If built, it would supplement the National Museum of the American Latino. Legislation calling for the Smithsonian to establish that museum passed in Dec. 2020. 

“The new museum will be the cornerstone for visitors to learn how Latinos have contributed and continue to contribute to U.S. art, history, culture, and science.,” according to the Smithsonian. “Additionally, it will serve as a gateway to exhibitions, collections, and programming at other Smithsonian museums, research centers, and traveling exhibition services.”

The next battle is likely to be whether to call the new structure the Latino, Hispanic or Latinx Museum.

Then, of course, where all these museums will be planted in in an already crowded mall is unknown. 

Some might argue that recognition of America’s diversity through such museums is a good thing.
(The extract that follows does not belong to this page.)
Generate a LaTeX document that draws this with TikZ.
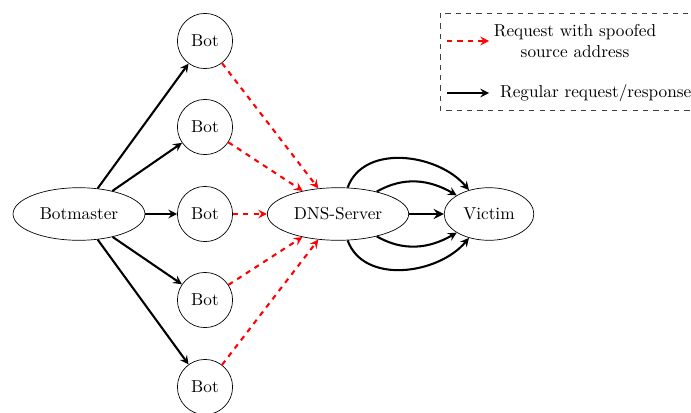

I’d offer a “Yes, but”. There’s no question that education about our multifaceted country can combat stereotypes and misconceptions, but excessive focus on identity is not such a good thing when it exacerbates divisiveness and encourage a splintering of the populace.

All this identify politics also leads to even more minority designations. As Amy Chua says in Political Tribes. “Once identity politics gains momentum, it inevitably subdivides, giving rise to ever-proliferating group identities demanding recognition.”

What are craven politicians going to endorse next? A German Museum, an Irish Museum, a Hungarian Museum? The high immigration numbers in the 1800s were largely fueled by German and Irish immigrants. The Hungarian revolution in 1956 led to a burst of Hungarian refugees coming to the United States.

The 1959 Cuban revolution drove hundreds of thousands of Cubans to the United States. Given their concentration in Florida, Gov. Ron DeSantis and other politicians seeking the Cuban vote could probably be counted on to endorse a Cuban Museum on the National Mall.

At the rate things are going, today’s pandering politicians, who, as Blake Smith, says, eagerly “offer cultural victories instead of substantive ones,” will eventually advocate the creation of museums for every single racial or ethnic group in America. We’ll need another National Mall.